Topic
  • 3 replies
  • Latest Post - ‏2012-05-04T11:06:18Z by SystemAdmin
pfo
pfo
23 Posts

Pinned topic Killing mmapplypolicy doesn't stop migration

‏2012-05-02T01:37:52Z |
I'm having an incident regarding a killed mmapplypolicy that was running on `-N` all and a globally reachable path for `-g`. After sending a SIGTERM to the {mmapplypolicy,tsapolicy,mhelp-apolicy} the tsapolicy daemons become zombies, while the rest went away. Apparently the migrations - only pool to pool - are still happening and I can't stop them without forcing that by issuing `mmshutdown` or reboot all nodes with the mounted fs. The reason for stopping was that mmapplypolicy was reporting a predicted negative disk space usage on a pool, but I noticed that when it was already running. Should I be worried or will a `mmrestripefs` fix things? The system is running Build branch "3.3.0.16 " on SLES 11SP0.
Updated on 2012-05-04T11:06:18Z at 2012-05-04T11:06:18Z by SystemAdmin
  • SystemAdmin
    SystemAdmin
    2092 Posts

    Re: Killing mmapplypolicy doesn't stop migration

    ‏2012-05-02T19:53:04Z  
    Firstly, you need to know how to kill mmapplypolicy, according to the latest documentation:
    Note: To terminate mmapplypolicy, use the kill command to send a SIGTERM signal to the process
    group running mmapplypolicy.
    For example, on Linux if you wanted to terminate mmapplypolicy on a process group whose ID is 3813,
    you would enter the following:
    kill -s SIGTERM -- -3813

    That kills the mmapplypolicy process and all of it's children. But may leave some mhelp-apolicy processes on other nodes -- those will eventually time-out and exit when they notice that the originating tsapolicy process has broken its tcp connections.
    There's no harm in doing the killing some other way, but you be left with some zombies that aren't reaped, particularly on AIX which does not reap zombies the same way as Linux.

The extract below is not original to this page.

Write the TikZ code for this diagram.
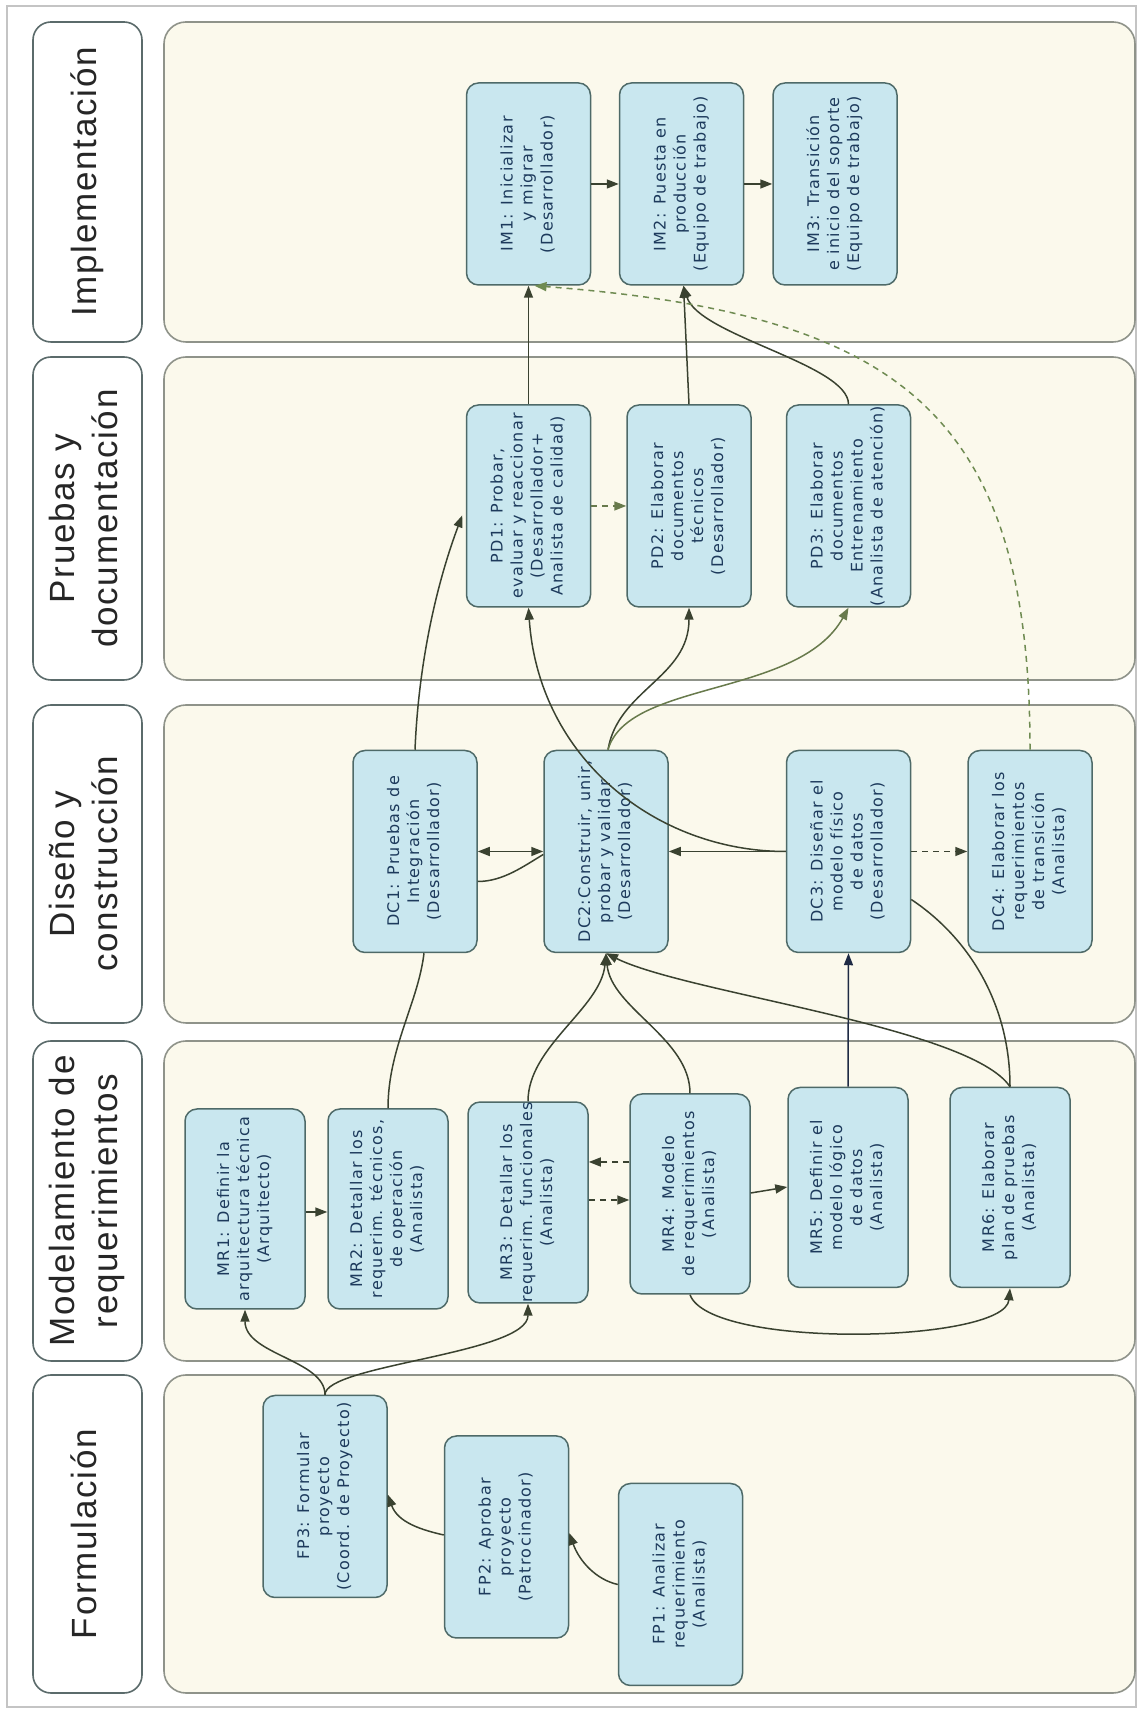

    I suppose it is possible that some data migrations that started running before the kill, may continue running in the GPFS daemon process. There may be no way to stop those short of mmshutdown, which I do not recommend. Rather let them continue... Eventually all migrations should complete.

    Predicted negative pool disk utilization is not necessarily a problem, but it could be an indication that some files have "illplaced" file data blocks.

    +And yes, mmrestripefs, can be used to "fix" (ill-placed) blocks within files.
  • pfo
    pfo
    23 Posts

    Re: Killing mmapplypolicy doesn't stop migration

    ‏2012-05-03T21:22:04Z  
    Firstly, you need to know how to kill mmapplypolicy, according to the latest documentation:
    Note: To terminate mmapplypolicy, use the kill command to send a SIGTERM signal to the process
    group running mmapplypolicy.
    For example, on Linux if you wanted to terminate mmapplypolicy on a process group whose ID is 3813,
    you would enter the following:
    kill -s SIGTERM -- -3813

    That kills the mmapplypolicy process and all of it's children. But may leave some mhelp-apolicy processes on other nodes -- those will eventually time-out and exit when they notice that the originating tsapolicy process has broken its tcp connections.
    There's no harm in doing the killing some other way, but you be left with some zombies that aren't reaped, particularly on AIX which does not reap zombies the same way as Linux.

    I suppose it is possible that some data migrations that started running before the kill, may continue running in the GPFS daemon process. There may be no way to stop those short of mmshutdown, which I do not recommend. Rather let them continue... Eventually all migrations should complete.

    Predicted negative pool disk utilization is not necessarily a problem, but it could be an indication that some files have "illplaced" file data blocks.

    +And yes, mmrestripefs, can be used to "fix" (ill-placed) blocks within files.
    Thanks marc, you guys are really awesome. I guess the migrations were really taking this long since they were moving largish files!
  • SystemAdmin
    SystemAdmin
    2092 Posts

    Re: Killing mmapplypolicy doesn't stop migration

    ‏2012-05-04T11:06:18Z  
    • pfo
    • ‏2012-05-03T21:22:04Z
    Thanks marc, you guys are really awesome. I guess the migrations were really taking this long since they were moving largish files!
    We developed a PTF for 3.4 a while ago that divides any long data migrations done by mmchattr or mmapplypolicy into a series of shorter task/calls into the GPFS kernel and daemon. This was done primarily to avoid blocking commands like mmdelsnapshot, but should also facilitate killing long migrations more quickly. I don't recall the PTF number, but it was probably delivered in a PTF for 3.4 that was shipped on or after July 2011.